Et si vous en cuisiniez vous-même ?
Vous êtes tenté·e par l’aventure ? Voici quelques conseils pour démarrer :
- Préférez les cardons certifiés AOP : leur qualité gustative et leur traçabilité valent largement les quelques francs de plus.
- Pensez à enfiler des gants pour l’épluchage. Les épines sont réelles, et tenaces !
- Faites-les dégorger dans de l’eau citronnée avant cuisson pour éviter l’oxydation.
- Ne les faites pas trop cuire, sinon ils perdent leur tenue. Un bon blanchiment suivi d’un passage au four suffit.
Si vous ne vous sentez pas prêt·e à les préparer cru, plusieurs maisons genevoises les proposent déjà blanchis ou en conserve, notamment en période de fêtes.
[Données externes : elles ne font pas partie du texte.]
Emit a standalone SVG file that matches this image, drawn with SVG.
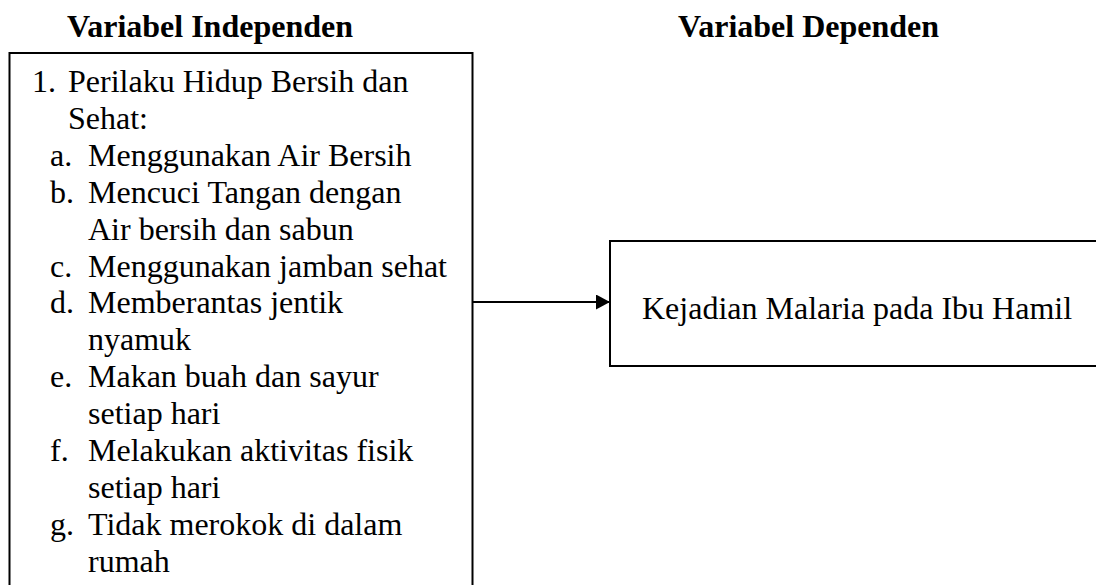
<svg xmlns="http://www.w3.org/2000/svg" width="1096" height="585" viewBox="0 0 1096 585">
<style>
.box{fill:none;stroke:#000;stroke-width:2}
.t{font-family:"Liberation Serif","Times New Roman",serif;font-size:32px;fill:#000}
.h{font-family:"Liberation Serif","Times New Roman",serif;font-size:32px;font-weight:bold;fill:#000}
.c{stroke:#000;stroke-width:2;fill:none}
</style>
<defs>
<marker id="arr" markerUnits="userSpaceOnUse" markerWidth="14" markerHeight="16" refX="14" refY="7.5" orient="auto">
<path d="M0,0 L14,7.5 L0,15 Z" fill="#000"/>
</marker>
</defs>
<rect width="1096" height="585" fill="#fff"/>
<g id="title-independen"><text class="h" x="67" y="37">Variabel Independen</text></g>
<g id="title-dependen"><text class="h" x="678" y="37">Variabel Dependen</text></g>
<g id="node-independen">
<path class="box" d="M9.5,600 V53 H472.5 V600"/>
<text class="t" x="32" y="92">1.</text><text class="t" x="68" y="92">Perilaku Hidup Bersih dan</text>
<text class="t" x="68" y="129">Sehat:</text>
<text class="t" x="50" y="166">a.</text><text class="t" x="88" y="166">Menggunakan Air Bersih</text>
<text class="t" x="50" y="203">b.</text><text class="t" x="88" y="203">Mencuci Tangan dengan</text>
<text class="t" x="88" y="240">Air bersih dan sabun</text>
<text class="t" x="50" y="276.5">c.</text><text class="t" x="88" y="276.5">Menggunakan jamban sehat</text>
<text class="t" x="50" y="313">d.</text><text class="t" x="88" y="313">Memberantas jentik</text>
<text class="t" x="88" y="350">nyamuk</text>
<text class="t" x="50" y="387">e.</text><text class="t" x="88" y="387">Makan buah dan sayur</text>
<text class="t" x="88" y="424">setiap hari</text>
<text class="t" x="50" y="461">f.</text><text class="t" x="88" y="461">Melakukan aktivitas fisik</text>
<text class="t" x="88" y="498">setiap hari</text>
<text class="t" x="50" y="535">g.</text><text class="t" x="88" y="535">Tidak merokok di dalam</text>
<text class="t" x="88" y="572">rumah</text>
</g>
<g id="node-dependen">
<path class="box" d="M1100,241 H610 V366 H1100"/>
<text class="t" x="642" y="318.5">Kejadian Malaria pada Ibu Hamil</text>
</g>
<g id="connectors">
<line class="c" x1="472.5" y1="302" x2="610" y2="302" marker-end="url(#arr)"/>
</g>
</svg>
Un moyen accessible pour goûter avant d’adopter.
Un trésor culinaire à valoriser ensemble
Plus qu’un simple légume, le cardon genevois est un trait d’union entre l’histoire agricole de la région et les aspirations actuelles vers une alimentation plus durable, plus locale et plus consciente. Son retour en grâce, encore timide, mérite d’être encouragé – que ce soit par les consommateur·rice·s, les professionnel·le·s de la restauration, ou les élu·e·s en charge de la politique agricole régionale.
Car au fond, qu’est-ce qu’un terroir, si ce n’est la volonté partagée de préserver ce qui nous relie à notre sol, notre histoire et notre goût collectif ?
Le cardon n’a rien d’un produit exotique ou d’une lubie gastronomique. Il est là, à portée de main, enraciné dans les terres genevoises depuis plus de deux siècles. Il attend simplement que l’on prenne le temps – à nouveau – de le regarder, de le goûter… voire de le transmettre.